Can you transcribe every entry word for word, skipping the images?

* _INFORMATION PROVIDED_
__________

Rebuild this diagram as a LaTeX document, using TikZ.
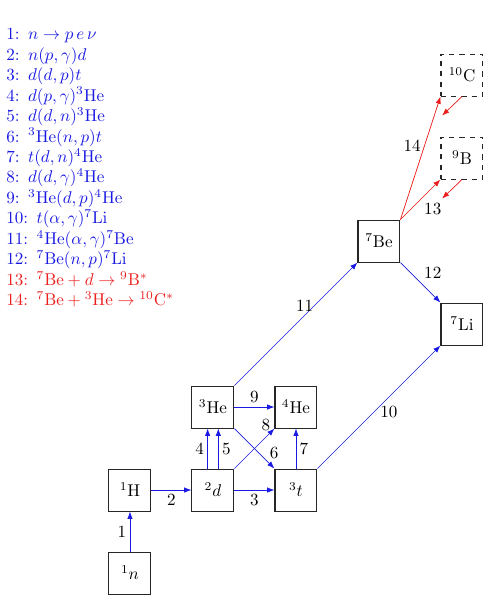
\documentclass[tikz,border=0pt]{standalone}
\usepackage{amsmath,amssymb}
\usetikzlibrary{positioning,arrows.meta,calc}
\definecolor{rxBlue}{RGB}{25,25,225}
\definecolor{rxRed}{RGB}{235,30,30}

\begin{document}
\begin{tikzpicture}[
  x=1.71cm, y=1.71cm,
  nuc/.style={draw=black!85, semithick, minimum size=0.865cm, inner sep=1pt},
  tent/.style={nuc, dashed},
  arr/.style={-{Latex[length=1.5mm, width=1.1mm]}, draw=rxBlue},
  rarr/.style={arr, draw=rxRed, fill=rxRed},
  lbl/.style={inner sep=2pt},
]
\useasboundingbox (-1.566,-0.349) rectangle (4.470,6.904);
% legend of reactions
\node[anchor=north west, align=left, text=rxBlue, inner sep=0pt] (legend) at (-1.494,6.567)
  {1:\enskip$n\rightarrow p\,e\,\nu$\\
   2:\enskip$n(p,\gamma)d$\\
   3:\enskip$d(d,p)t$\\
   4:\enskip$d(p,\gamma)^3\mathrm{He}$\\
   5:\enskip$d(d,n)^3\mathrm{He}$\\
   6:\enskip$^3\mathrm{He}(n,p)t$\\
   7:\enskip$t(d,n)^4\mathrm{He}$\\
   8:\enskip$d(d,\gamma)^4\mathrm{He}$\\
   9:\enskip$^3\mathrm{He}(d,p)^4\mathrm{He}$\\
   10:\enskip$t(\alpha,\gamma)^7\mathrm{Li}$\\
   11:\enskip$^4\mathrm{He}(\alpha,\gamma)^7\mathrm{Be}$\\
   12:\enskip$^7\mathrm{Be}(n,p)^7\mathrm{Li}$\\
   \textcolor{rxRed}{13:\enskip$^7\mathrm{Be}+d\rightarrow{}^9\mathrm{B}^*$}\\
   \textcolor{rxRed}{14:\enskip$^7\mathrm{Be}+{}^3\mathrm{He}\rightarrow{}^{10}\mathrm{C}^*$}};
% nuclides
\node[nuc] (n1) at (0,0) {$^1n$};
\node[nuc] (H1) at (0,1) {$^1$H};
\node[nuc] (d2) at (1,1) {$^2d$};
\node[nuc] (t3) at (2,1) {$^3t$};
\node[nuc] (He3) at (1,2) {$^3$He};
\node[nuc] (He4) at (2,2) {$^4$He};
\node[nuc] (Be7) at (3,4) {$^7$Be};
\node[nuc] (Li7) at (4,3) {$^7$Li};
\node[tent] (B9) at (4,5) {$^9$B};
\node[tent] (C10) at (4,6) {$^{10}$C};
% reactions
\draw[arr] (n1) -- node[lbl, left] {1} (H1);
\draw[arr] (H1) -- node[lbl, below] {2} (d2);
\draw[arr] (d2) -- node[lbl, below] {3} (t3);
\draw[arr] ([xshift=-0.11cm]d2.north) -- node[lbl, left] {4} ([xshift=-0.11cm]He3.south);
\draw[arr] ([xshift=0.11cm]d2.north) -- node[lbl, right] {5} ([xshift=0.11cm]He3.south);
\draw[arr] (He3.south east) -- node[lbl, pos=0.62, right=4pt] {6} (t3.north west);
\draw[arr] (t3) -- node[lbl, right] {7} (He4);
\draw[arr] (d2.north east) -- node[lbl, pos=0.85, above, xshift=-1.5pt] {8} (He4.south west);
\draw[arr] (He3) -- node[lbl, above] {9} (He4);
\draw[arr] (t3.north east) -- node[lbl, pos=0.58, below=3pt] {10} (Li7.south west);
\draw[arr] (He3.north east) -- node[lbl, pos=0.57, above] {11} (Be7.south west);
\draw[arr] (Be7.south east) -- node[lbl, pos=0.5, above right] {12} (Li7.north west);
% tentative channels
\coordinate (B9x) at ($(B9.south)+(-0.24,-0.23)$);
\coordinate (C10x) at ($(C10.south)+(-0.24,-0.23)$);
\draw[rarr] (Be7.north east) -- node[lbl, pos=0.5, below right] {13} (B9.south west);
\draw[rarr] (Be7.north east) -- node[lbl, pos=0.6, left] {14} (C10.south west);
\draw[rarr] (B9.south) -- (B9x);
\draw[rarr] (C10.south) -- (C10x);
\end{tikzpicture}
\end{document}
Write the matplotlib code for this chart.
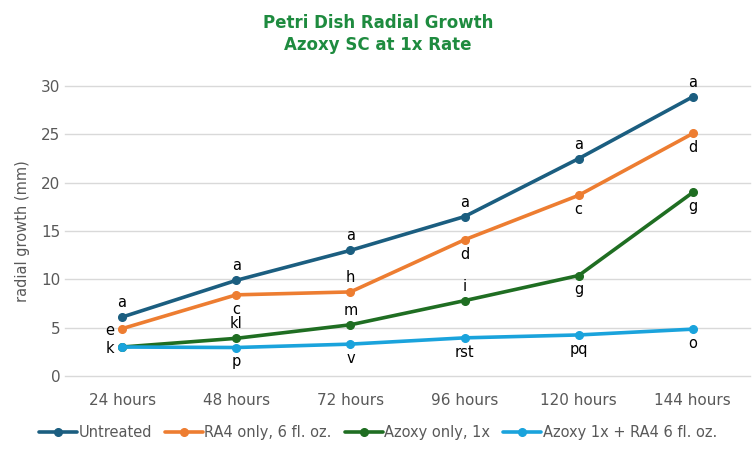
import matplotlib.pyplot as plt
import numpy as np

categories = ["24 hours", "48 hours", "72 hours", "96 hours", "120 hours", "144 hours"]

untreated = [6.1, 9.9, 13.0, 16.5, 22.5, 28.9]
ra4_only = [4.9, 8.4, 8.7, 14.1, 18.7, 25.1]
azoxy_only = [3.0, 3.9, 5.3, 7.8, 10.4, 19.0]
azoxy_ra4 = [3.0, 2.95, 3.3, 3.95, 4.25, 4.85]

untreated_lbl = ["a", "a", "a", "a", "a", "a"]
ra4_lbl = ["e", "c", "h", "d", "c", "d"]
azoxy_lbl = ["", "kl", "m", "i", "g", "g"]
combo_lbl = ["k", "p", "v", "rst", "pq", "o"]

# where each label goes: u=above, d=below, l=left
untreated_pos = ["u"] * 6
ra4_pos = ["l", "d", "u", "d", "d", "d"]
azoxy_pos = ["", "u", "u", "u", "d", "d"]
combo_pos = ["l", "d", "d", "d", "d", "d"]

series = [
    ("Untreated", untreated, untreated_lbl, untreated_pos, "#1B5E80"),
    ("RA4 only, 6 fl. oz.", ra4_only, ra4_lbl, ra4_pos, "#ED7D31"),
    ("Azoxy only, 1x", azoxy_only, azoxy_lbl, azoxy_pos, "#1F6E22"),
    ("Azoxy 1x + RA4 6 fl. oz.", azoxy_ra4, combo_lbl, combo_pos, "#1AA3DC"),
]

fig = plt.figure(figsize=(7.56, 4.58), dpi=100)
ax = fig.add_axes([0.086, 0.179, 0.906, 0.633])

x = np.arange(len(categories))
for name, vals, lbls, pos, col in series:
    ax.plot(x, vals, color=col, lw=2.6, marker="o", markersize=5.5, label=name,
            solid_capstyle="round")
    for xi, v, t, p in zip(x, vals, lbls, pos):
        if not t:
            continue
        if p == "u":
            off, ha, va = (0, 5), "center", "bottom"
        elif p == "d":
            off, ha, va = (0, -5), "center", "top"
        else:
            off, ha, va = (-6, -1), "right", "center"
        ax.annotate(t, (xi, v), xytext=off, textcoords="offset points",
                    ha=ha, va=va, fontsize=10.5, color="#000000")

ax.set_xlim(-0.5, len(categories) - 0.5)
ax.set_ylim(0, 30)
ax.set_yticks([0, 5, 10, 15, 20, 25, 30])
ax.set_xticks(x)
ax.set_xticklabels(categories)
ax.grid(axis="y", color="#D9D9D9", lw=1)
for gl in ax.get_ygridlines():
    gl.set_clip_on(False)
ax.set_axisbelow(True)
for s in ax.spines.values():
    s.set_visible(False)
ax.tick_params(length=0, labelsize=11, labelcolor="#595959")
ax.tick_params(axis="x", pad=12)
ax.set_ylabel("radial growth (mm)", fontsize=10.5, color="#595959", labelpad=8)

fig.text(0.5, 0.925, "Petri Dish Radial Growth\nAzoxy SC at 1x Rate", ha="center", va="center",
         fontsize=12, fontweight="bold", color="#1E8B3F", linespacing=1.3)

fig.legend(loc="center", bbox_to_anchor=(0.5, 0.055), ncol=4, frameon=False,
           fontsize=10.5, handlelength=2.6, handletextpad=0.1, columnspacing=0.9,
           labelcolor="#595959")

fig.savefig("out.png", dpi=100)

__________

* _THE SOLUTION_
Rebuild this diagram as a LaTeX document, using TikZ.
\documentclass[tikz,border=0pt]{standalone}
\usepackage{amsmath,amssymb}
\usetikzlibrary{positioning,arrows.meta,calc}
\definecolor{rxBlue}{RGB}{25,25,225}
\definecolor{rxRed}{RGB}{235,30,30}

\begin{document}
\begin{tikzpicture}[
  x=1.71cm, y=1.71cm,
  nuc/.style={draw=black!85, semithick, minimum size=0.865cm, inner sep=1pt},
  tent/.style={nuc, dashed},
  arr/.style={-{Latex[length=1.5mm, width=1.1mm]}, draw=rxBlue},
  rarr/.style={arr, draw=rxRed, fill=rxRed},
  lbl/.style={inner sep=2pt},
]
\useasboundingbox (-1.566,-0.349) rectangle (4.470,6.904);
% legend of reactions
\node[anchor=north west, align=left, text=rxBlue, inner sep=0pt] (legend) at (-1.494,6.567)
  {1:\enskip$n\rightarrow p\,e\,\nu$\\
   2:\enskip$n(p,\gamma)d$\\
   3:\enskip$d(d,p)t$\\
   4:\enskip$d(p,\gamma)^3\mathrm{He}$\\
   5:\enskip$d(d,n)^3\mathrm{He}$\\
   6:\enskip$^3\mathrm{He}(n,p)t$\\
   7:\enskip$t(d,n)^4\mathrm{He}$\\
   8:\enskip$d(d,\gamma)^4\mathrm{He}$\\
   9:\enskip$^3\mathrm{He}(d,p)^4\mathrm{He}$\\
   10:\enskip$t(\alpha,\gamma)^7\mathrm{Li}$\\
   11:\enskip$^4\mathrm{He}(\alpha,\gamma)^7\mathrm{Be}$\\
   12:\enskip$^7\mathrm{Be}(n,p)^7\mathrm{Li}$\\
   \textcolor{rxRed}{13:\enskip$^7\mathrm{Be}+d\rightarrow{}^9\mathrm{B}^*$}\\
   \textcolor{rxRed}{14:\enskip$^7\mathrm{Be}+{}^3\mathrm{He}\rightarrow{}^{10}\mathrm{C}^*$}};
% nuclides
\node[nuc] (n1) at (0,0) {$^1n$};
\node[nuc] (H1) at (0,1) {$^1$H};
\node[nuc] (d2) at (1,1) {$^2d$};
\node[nuc] (t3) at (2,1) {$^3t$};
\node[nuc] (He3) at (1,2) {$^3$He};
\node[nuc] (He4) at (2,2) {$^4$He};
\node[nuc] (Be7) at (3,4) {$^7$Be};
\node[nuc] (Li7) at (4,3) {$^7$Li};
\node[tent] (B9) at (4,5) {$^9$B};
\node[tent] (C10) at (4,6) {$^{10}$C};
% reactions
\draw[arr] (n1) -- node[lbl, left] {1} (H1);
\draw[arr] (H1) -- node[lbl, below] {2} (d2);
\draw[arr] (d2) -- node[lbl, below] {3} (t3);
\draw[arr] ([xshift=-0.11cm]d2.north) -- node[lbl, left] {4} ([xshift=-0.11cm]He3.south);
\draw[arr] ([xshift=0.11cm]d2.north) -- node[lbl, right] {5} ([xshift=0.11cm]He3.south);
\draw[arr] (He3.south east) -- node[lbl, pos=0.62, right=4pt] {6} (t3.north west);
\draw[arr] (t3) -- node[lbl, right] {7} (He4);
\draw[arr] (d2.north east) -- node[lbl, pos=0.85, above, xshift=-1.5pt] {8} (He4.south west);
\draw[arr] (He3) -- node[lbl, above] {9} (He4);
\draw[arr] (t3.north east) -- node[lbl, pos=0.58, below=3pt] {10} (Li7.south west);
\draw[arr] (He3.north east) -- node[lbl, pos=0.57, above] {11} (Be7.south west);
\draw[arr] (Be7.south east) -- node[lbl, pos=0.5, above right] {12} (Li7.north west);
% tentative channels
\coordinate (B9x) at ($(B9.south)+(-0.24,-0.23)$);
\coordinate (C10x) at ($(C10.south)+(-0.24,-0.23)$);
\draw[rarr] (Be7.north east) -- node[lbl, pos=0.5, below right] {13} (B9.south west);
\draw[rarr] (Be7.north east) -- node[lbl, pos=0.6, left] {14} (C10.south west);
\draw[rarr] (B9.south) -- (B9x);
\draw[rarr] (C10.south) -- (C10x);
\end{tikzpicture}
\end{document}
Write the matplotlib code for this chart.
import matplotlib.pyplot as plt
import numpy as np

categories = ["24 hours", "48 hours", "72 hours", "96 hours", "120 hours", "144 hours"]

untreated = [6.1, 9.9, 13.0, 16.5, 22.5, 28.9]
ra4_only = [4.9, 8.4, 8.7, 14.1, 18.7, 25.1]
azoxy_only = [3.0, 3.9, 5.3, 7.8, 10.4, 19.0]
azoxy_ra4 = [3.0, 2.95, 3.3, 3.95, 4.25, 4.85]

untreated_lbl = ["a", "a", "a", "a", "a", "a"]
ra4_lbl = ["e", "c", "h", "d", "c", "d"]
azoxy_lbl = ["", "kl", "m", "i", "g", "g"]
combo_lbl = ["k", "p", "v", "rst", "pq", "o"]

# where each label goes: u=above, d=below, l=left
untreated_pos = ["u"] * 6
ra4_pos = ["l", "d", "u", "d", "d", "d"]
azoxy_pos = ["", "u", "u", "u", "d", "d"]
combo_pos = ["l", "d", "d", "d", "d", "d"]

series = [
    ("Untreated", untreated, untreated_lbl, untreated_pos, "#1B5E80"),
    ("RA4 only, 6 fl. oz.", ra4_only, ra4_lbl, ra4_pos, "#ED7D31"),
    ("Azoxy only, 1x", azoxy_only, azoxy_lbl, azoxy_pos, "#1F6E22"),
    ("Azoxy 1x + RA4 6 fl. oz.", azoxy_ra4, combo_lbl, combo_pos, "#1AA3DC"),
]

fig = plt.figure(figsize=(7.56, 4.58), dpi=100)
ax = fig.add_axes([0.086, 0.179, 0.906, 0.633])

x = np.arange(len(categories))
for name, vals, lbls, pos, col in series:
    ax.plot(x, vals, color=col, lw=2.6, marker="o", markersize=5.5, label=name,
            solid_capstyle="round")
    for xi, v, t, p in zip(x, vals, lbls, pos):
        if not t:
            continue
        if p == "u":
            off, ha, va = (0, 5), "center", "bottom"
        elif p == "d":
            off, ha, va = (0, -5), "center", "top"
        else:
            off, ha, va = (-6, -1), "right", "center"
        ax.annotate(t, (xi, v), xytext=off, textcoords="offset points",
                    ha=ha, va=va, fontsize=10.5, color="#000000")

ax.set_xlim(-0.5, len(categories) - 0.5)
ax.set_ylim(0, 30)
ax.set_yticks([0, 5, 10, 15, 20, 25, 30])
ax.set_xticks(x)
ax.set_xticklabels(categories)
ax.grid(axis="y", color="#D9D9D9", lw=1)
for gl in ax.get_ygridlines():
    gl.set_clip_on(False)
ax.set_axisbelow(True)
for s in ax.spines.values():
    s.set_visible(False)
ax.tick_params(length=0, labelsize=11, labelcolor="#595959")
ax.tick_params(axis="x", pad=12)
ax.set_ylabel("radial growth (mm)", fontsize=10.5, color="#595959", labelpad=8)

fig.text(0.5, 0.925, "Petri Dish Radial Growth\nAzoxy SC at 1x Rate", ha="center", va="center",
         fontsize=12, fontweight="bold", color="#1E8B3F", linespacing=1.3)

fig.legend(loc="center", bbox_to_anchor=(0.5, 0.055), ncol=4, frameon=False,
           fontsize=10.5, handlelength=2.6, handletextpad=0.1, columnspacing=0.9,
           labelcolor="#595959")

fig.savefig("out.png", dpi=100)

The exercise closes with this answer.